Task statement -
From the first line of the data down to and including the line with "const binWidth = 0.005", copy everything exactly, leaving out pictures.

Data -
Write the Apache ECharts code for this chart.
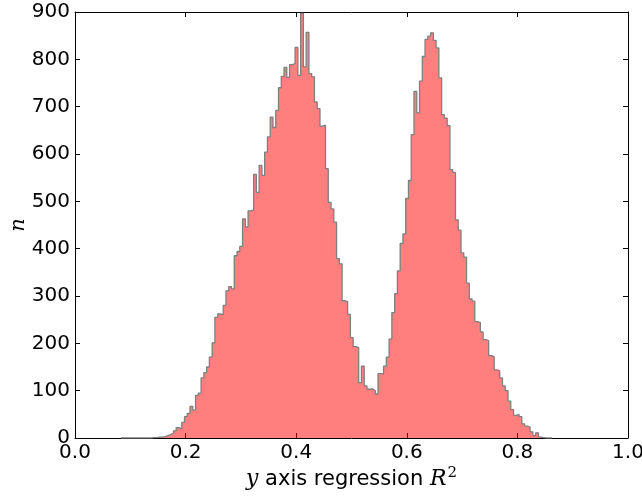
<!DOCTYPE html>
<html>
<head>
<meta charset="utf-8">
<script src="https://cdn.jsdelivr.net/npm/echarts@6/dist/echarts.min.js"></script>
<style>
  html, body { margin: 0; padding: 0; background: #fff; }
  #chart { width: 642px; height: 499px; }
</style>
</head>
<body>
<div id="chart"></div>
<script>
// histogram bins: left edge of the first bin and bin width
const binStart = 0.083
const binWidth = 0.005

// counts per bin
const counts = [
  0, 0, 0, 0, 0, 0, 0, 0, 0, 0, 0, 1, 1, 2,
  2, 3, 5, 7, 10, 15, 22, 19, 33, 45,
  52, 67, 59, 90, 95, 127, 138, 150, 171, 201,
  255, 262, 260, 280, 311, 320, 315, 385, 394, 405,
  463, 446, 480, 482, 557, 519, 576, 555, 604, 636,
  678, 656, 692, 740, 764, 783, 762, 789, 791, 825,
  766, 897, 784, 857, 770, 763, 710, 696, 659, 661,
  569, 498, 484, 456, 379, 368, 290, 288, 261, 212,
  193, 191, 117, 152, 110, 103, 104, 100, 93, 136,
  135, 152, 171, 209, 265, 305, 353, 411, 431, 506,
  544, 641, 732, 687, 754, 806, 842, 849, 856, 840,
  824, 761, 683, 676, 660, 567, 561, 461, 439, 391,
  382, 327, 294, 289, 246, 244, 224, 208, 206, 174,
  172, 144, 142, 127, 110, 100, 78, 60, 48, 50,
  45, 30, 25, 23, 13, 5, 11, 2, 1, 0, 0, 0
]

const xTicks = [0, 0.2, 0.4, 0.6, 0.8, 1.0]
const yMax = 900

// step outline: one point per bin left edge, closing at the last right edge
const points = [[binStart, 0]]
counts.forEach((c, i) => points.push([+(binStart + i * binWidth).toFixed(4), c]))
points.push([+(binStart + counts.length * binWidth).toFixed(4), 0])

const font = 'DejaVu Sans'
const tick = { show: true, inside: true, length: 5, lineStyle: { color: '#000', width: 1 } }
const line = { show: true, onZero: false, lineStyle: { color: '#000', width: 1 } }

const chart = echarts.init(document.getElementById('chart'))
chart.setOption({
  animation: false,
  backgroundColor: '#fff',
  grid: { left: 75, right: 14, top: 12, bottom: 61, containLabel: false, outerBoundsMode: 'none' },
  xAxis: [{
    type: 'value',
    min: xTicks[0],
    max: xTicks[xTicks.length - 1],
    interval: 0.2,
    axisLine: line,
    axisTick: tick,
    splitLine: { show: false },
    axisLabel: {
      color: '#000', fontFamily: font, fontSize: 20, margin: 5,
      formatter: v => v.toFixed(1)
    },
    name: '{i|y} axis regression {i|R}{s|2}',
    nameLocation: 'middle',
    nameGap: 28,
    nameMoveOverlap: false,
    nameTextStyle: {
      color: '#000', fontFamily: font, fontSize: 21,
      rich: {
        i: { fontFamily: 'DejaVu Serif', fontStyle: 'italic', fontSize: 22, color: '#000' },
        s: { fontFamily: 'DejaVu Serif', fontSize: 15, verticalAlign: 'top', padding: [0, 0, 12, 1], color: '#000' }
      }
    }
  }, {
    type: 'value',
    position: 'top',
    min: 0, max: 1, interval: 0.2,
    axisLine: line,
    axisTick: tick,
    axisLabel: { show: false },
    splitLine: { show: false }
  }],
  yAxis: [{
    type: 'value',
    min: 0,
    max: yMax,
    interval: 100,
    axisLine: line,
    axisTick: tick,
    splitLine: { show: false },
    axisLabel: { color: '#000', fontFamily: font, fontSize: 20, margin: 5 },
    name: 'n',
    nameLocation: 'middle',
    nameGap: 46,
    nameMoveOverlap: false,
    nameRotate: 90,
    nameTextStyle: { color: '#000', fontFamily: 'DejaVu Serif', fontStyle: 'italic', fontSize: 21 }
  }, {
    type: 'value',
    position: 'right',
    min: 0, max: yMax, interval: 100,
    axisLine: line,
    axisTick: tick,
    axisLabel: { show: false },
    splitLine: { show: false }
  }],
  series: [{
    type: 'line',
    step: 'end',
    data: points,
    symbol: 'none',
    lineStyle: { color: '#7f7f7f', width: 1.3 },
    areaStyle: { color: 'rgba(255,0,0,0.5)', opacity: 1 },
    z: 1
  }]
})
</script>
</body>
</html>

Response -
Write the Apache ECharts code for this chart.
<!DOCTYPE html>
<html>
<head>
<meta charset="utf-8">
<script src="https://cdn.jsdelivr.net/npm/echarts@6/dist/echarts.min.js"></script>
<style>
  html, body { margin: 0; padding: 0; background: #fff; }
  #chart { width: 642px; height: 499px; }
</style>
</head>
<body>
<div id="chart"></div>
<script>
// histogram bins: left edge of the first bin and bin width
const binStart = 0.083
const binWidth = 0.005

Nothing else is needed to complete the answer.